● DIRECTIVE: Line by line, reproduce exactly the beginning of the listing below, ending with the line that contains "y_ticks = [10, 20, 30, 40, 50, 60, 70, 80, 90]" and adding nothing.

(Entries with chart source code)
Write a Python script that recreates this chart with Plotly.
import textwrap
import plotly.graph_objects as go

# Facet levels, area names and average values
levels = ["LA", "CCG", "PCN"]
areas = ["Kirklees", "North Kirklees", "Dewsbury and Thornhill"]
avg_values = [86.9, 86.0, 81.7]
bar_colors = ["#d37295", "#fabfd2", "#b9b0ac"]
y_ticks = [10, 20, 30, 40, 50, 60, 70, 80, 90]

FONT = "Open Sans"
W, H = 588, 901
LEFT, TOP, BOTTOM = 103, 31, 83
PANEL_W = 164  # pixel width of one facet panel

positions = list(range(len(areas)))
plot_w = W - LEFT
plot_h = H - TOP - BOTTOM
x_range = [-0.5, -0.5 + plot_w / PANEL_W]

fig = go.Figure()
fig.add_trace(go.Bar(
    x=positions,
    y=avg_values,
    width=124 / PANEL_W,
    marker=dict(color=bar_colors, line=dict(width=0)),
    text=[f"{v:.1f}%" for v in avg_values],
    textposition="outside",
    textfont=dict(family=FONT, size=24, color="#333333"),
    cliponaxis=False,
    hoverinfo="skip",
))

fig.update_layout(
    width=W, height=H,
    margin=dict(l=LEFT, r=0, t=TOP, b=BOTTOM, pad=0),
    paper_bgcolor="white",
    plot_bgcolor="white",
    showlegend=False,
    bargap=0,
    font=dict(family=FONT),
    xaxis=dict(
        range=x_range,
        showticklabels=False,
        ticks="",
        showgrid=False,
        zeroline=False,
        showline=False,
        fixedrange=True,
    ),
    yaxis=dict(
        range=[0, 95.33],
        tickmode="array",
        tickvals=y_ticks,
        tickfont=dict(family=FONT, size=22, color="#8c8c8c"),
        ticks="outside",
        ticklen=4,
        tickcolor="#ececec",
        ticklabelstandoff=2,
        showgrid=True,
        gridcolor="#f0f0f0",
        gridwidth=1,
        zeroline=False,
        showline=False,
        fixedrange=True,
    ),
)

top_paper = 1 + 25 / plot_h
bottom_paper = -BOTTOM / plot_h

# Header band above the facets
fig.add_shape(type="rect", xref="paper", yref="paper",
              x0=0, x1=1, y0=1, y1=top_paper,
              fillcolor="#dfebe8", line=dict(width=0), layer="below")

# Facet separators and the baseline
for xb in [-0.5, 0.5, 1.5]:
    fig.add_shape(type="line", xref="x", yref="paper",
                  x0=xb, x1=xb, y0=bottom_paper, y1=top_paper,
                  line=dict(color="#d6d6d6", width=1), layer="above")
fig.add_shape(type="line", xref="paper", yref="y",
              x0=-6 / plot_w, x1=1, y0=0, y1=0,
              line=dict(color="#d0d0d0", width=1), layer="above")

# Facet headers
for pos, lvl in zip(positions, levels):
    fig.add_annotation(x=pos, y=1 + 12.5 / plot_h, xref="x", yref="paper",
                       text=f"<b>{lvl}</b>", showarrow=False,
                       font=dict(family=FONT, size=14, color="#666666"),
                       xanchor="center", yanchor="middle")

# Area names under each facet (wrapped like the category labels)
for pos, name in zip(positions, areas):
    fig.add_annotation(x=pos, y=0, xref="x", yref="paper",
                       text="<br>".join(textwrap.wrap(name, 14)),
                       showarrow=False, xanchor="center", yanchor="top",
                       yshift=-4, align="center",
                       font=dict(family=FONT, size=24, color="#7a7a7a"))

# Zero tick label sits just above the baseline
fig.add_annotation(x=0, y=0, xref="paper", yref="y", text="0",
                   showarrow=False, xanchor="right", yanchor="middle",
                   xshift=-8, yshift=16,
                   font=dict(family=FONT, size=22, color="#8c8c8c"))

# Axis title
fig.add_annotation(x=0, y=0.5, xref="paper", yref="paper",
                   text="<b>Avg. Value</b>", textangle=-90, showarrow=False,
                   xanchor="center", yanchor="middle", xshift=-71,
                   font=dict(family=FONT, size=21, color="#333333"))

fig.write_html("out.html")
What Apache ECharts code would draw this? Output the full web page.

● WRITTEN RESPONSE:
Write a Python script that recreates this chart with Plotly.
import textwrap
import plotly.graph_objects as go

# Facet levels, area names and average values
levels = ["LA", "CCG", "PCN"]
areas = ["Kirklees", "North Kirklees", "Dewsbury and Thornhill"]
avg_values = [86.9, 86.0, 81.7]
bar_colors = ["#d37295", "#fabfd2", "#b9b0ac"]
y_ticks = [10, 20, 30, 40, 50, 60, 70, 80, 90]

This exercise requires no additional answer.